▶ **What you are asked to do**:
Write every line out verbatim and omit the pictures.

▶ **Information provided**:

##########

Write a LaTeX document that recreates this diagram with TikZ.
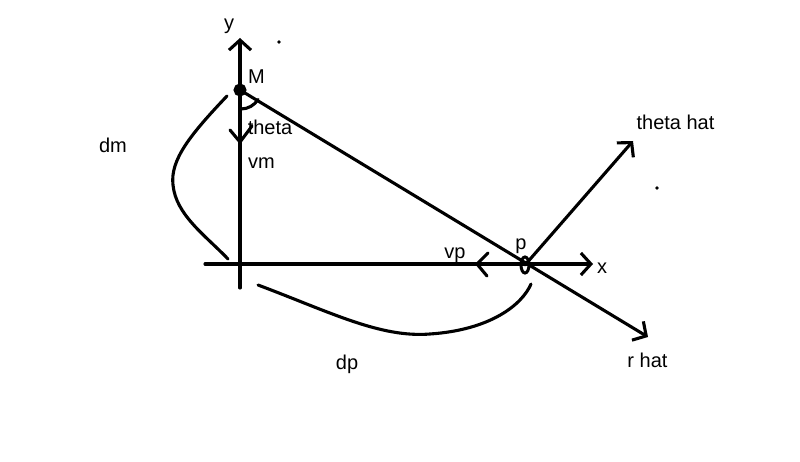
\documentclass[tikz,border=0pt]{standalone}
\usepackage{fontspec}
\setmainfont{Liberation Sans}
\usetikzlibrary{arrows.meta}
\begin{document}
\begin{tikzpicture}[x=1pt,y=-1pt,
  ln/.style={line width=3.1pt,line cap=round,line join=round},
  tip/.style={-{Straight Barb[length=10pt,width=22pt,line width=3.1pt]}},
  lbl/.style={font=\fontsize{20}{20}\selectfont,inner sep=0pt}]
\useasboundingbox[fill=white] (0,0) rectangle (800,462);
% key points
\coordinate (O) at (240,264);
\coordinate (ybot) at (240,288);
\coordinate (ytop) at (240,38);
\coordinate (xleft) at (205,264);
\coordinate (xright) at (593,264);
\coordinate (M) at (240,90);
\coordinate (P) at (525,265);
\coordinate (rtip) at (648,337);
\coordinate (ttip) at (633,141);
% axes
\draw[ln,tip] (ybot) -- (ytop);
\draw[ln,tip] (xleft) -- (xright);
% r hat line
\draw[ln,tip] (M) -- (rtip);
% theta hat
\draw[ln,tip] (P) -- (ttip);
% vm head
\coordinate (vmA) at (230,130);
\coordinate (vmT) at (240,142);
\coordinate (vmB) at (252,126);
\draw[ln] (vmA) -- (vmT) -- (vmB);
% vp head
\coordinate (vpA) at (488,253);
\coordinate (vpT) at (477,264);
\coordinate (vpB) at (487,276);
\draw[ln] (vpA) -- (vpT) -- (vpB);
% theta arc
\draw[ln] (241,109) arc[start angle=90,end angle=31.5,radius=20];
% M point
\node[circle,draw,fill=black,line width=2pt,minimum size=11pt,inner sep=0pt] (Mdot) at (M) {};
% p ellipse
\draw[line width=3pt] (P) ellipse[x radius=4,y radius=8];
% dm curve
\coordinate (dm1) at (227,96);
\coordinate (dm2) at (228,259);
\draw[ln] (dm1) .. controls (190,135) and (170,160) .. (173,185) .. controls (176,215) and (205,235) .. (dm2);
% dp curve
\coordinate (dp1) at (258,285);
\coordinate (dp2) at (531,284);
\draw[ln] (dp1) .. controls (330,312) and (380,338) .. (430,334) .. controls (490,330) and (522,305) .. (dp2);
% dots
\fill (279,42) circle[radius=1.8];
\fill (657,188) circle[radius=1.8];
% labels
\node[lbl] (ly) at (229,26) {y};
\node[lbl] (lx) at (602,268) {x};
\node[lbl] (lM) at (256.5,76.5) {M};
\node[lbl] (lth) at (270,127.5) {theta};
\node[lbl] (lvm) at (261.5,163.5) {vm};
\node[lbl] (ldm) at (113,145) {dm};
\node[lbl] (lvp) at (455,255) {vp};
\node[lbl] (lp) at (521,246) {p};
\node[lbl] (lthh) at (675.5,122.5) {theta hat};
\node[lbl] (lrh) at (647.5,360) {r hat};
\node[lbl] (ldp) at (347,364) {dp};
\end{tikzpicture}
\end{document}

##########

▶ **Written solution**:
Write a LaTeX document that recreates this diagram with TikZ.
\documentclass[tikz,border=0pt]{standalone}
\usepackage{fontspec}
\setmainfont{Liberation Sans}
\usetikzlibrary{arrows.meta}
\begin{document}
\begin{tikzpicture}[x=1pt,y=-1pt,
  ln/.style={line width=3.1pt,line cap=round,line join=round},
  tip/.style={-{Straight Barb[length=10pt,width=22pt,line width=3.1pt]}},
  lbl/.style={font=\fontsize{20}{20}\selectfont,inner sep=0pt}]
\useasboundingbox[fill=white] (0,0) rectangle (800,462);
% key points
\coordinate (O) at (240,264);
\coordinate (ybot) at (240,288);
\coordinate (ytop) at (240,38);
\coordinate (xleft) at (205,264);
\coordinate (xright) at (593,264);
\coordinate (M) at (240,90);
\coordinate (P) at (525,265);
\coordinate (rtip) at (648,337);
\coordinate (ttip) at (633,141);
% axes
\draw[ln,tip] (ybot) -- (ytop);
\draw[ln,tip] (xleft) -- (xright);
% r hat line
\draw[ln,tip] (M) -- (rtip);
% theta hat
\draw[ln,tip] (P) -- (ttip);
% vm head
\coordinate (vmA) at (230,130);
\coordinate (vmT) at (240,142);
\coordinate (vmB) at (252,126);
\draw[ln] (vmA) -- (vmT) -- (vmB);
% vp head
\coordinate (vpA) at (488,253);
\coordinate (vpT) at (477,264);
\coordinate (vpB) at (487,276);
\draw[ln] (vpA) -- (vpT) -- (vpB);
% theta arc
\draw[ln] (241,109) arc[start angle=90,end angle=31.5,radius=20];
% M point
\node[circle,draw,fill=black,line width=2pt,minimum size=11pt,inner sep=0pt] (Mdot) at (M) {};
% p ellipse
\draw[line width=3pt] (P) ellipse[x radius=4,y radius=8];
% dm curve
\coordinate (dm1) at (227,96);
\coordinate (dm2) at (228,259);
\draw[ln] (dm1) .. controls (190,135) and (170,160) .. (173,185) .. controls (176,215) and (205,235) .. (dm2);
% dp curve
\coordinate (dp1) at (258,285);
\coordinate (dp2) at (531,284);
\draw[ln] (dp1) .. controls (330,312) and (380,338) .. (430,334) .. controls (490,330) and (522,305) .. (dp2);
% dots
\fill (279,42) circle[radius=1.8];
\fill (657,188) circle[radius=1.8];
% labels
\node[lbl] (ly) at (229,26) {y};
\node[lbl] (lx) at (602,268) {x};
\node[lbl] (lM) at (256.5,76.5) {M};
\node[lbl] (lth) at (270,127.5) {theta};
\node[lbl] (lvm) at (261.5,163.5) {vm};
\node[lbl] (ldm) at (113,145) {dm};
\node[lbl] (lvp) at (455,255) {vp};
\node[lbl] (lp) at (521,246) {p};
\node[lbl] (lthh) at (675.5,122.5) {theta hat};
\node[lbl] (lrh) at (647.5,360) {r hat};
\node[lbl] (ldp) at (347,364) {dp};
\end{tikzpicture}
\end{document}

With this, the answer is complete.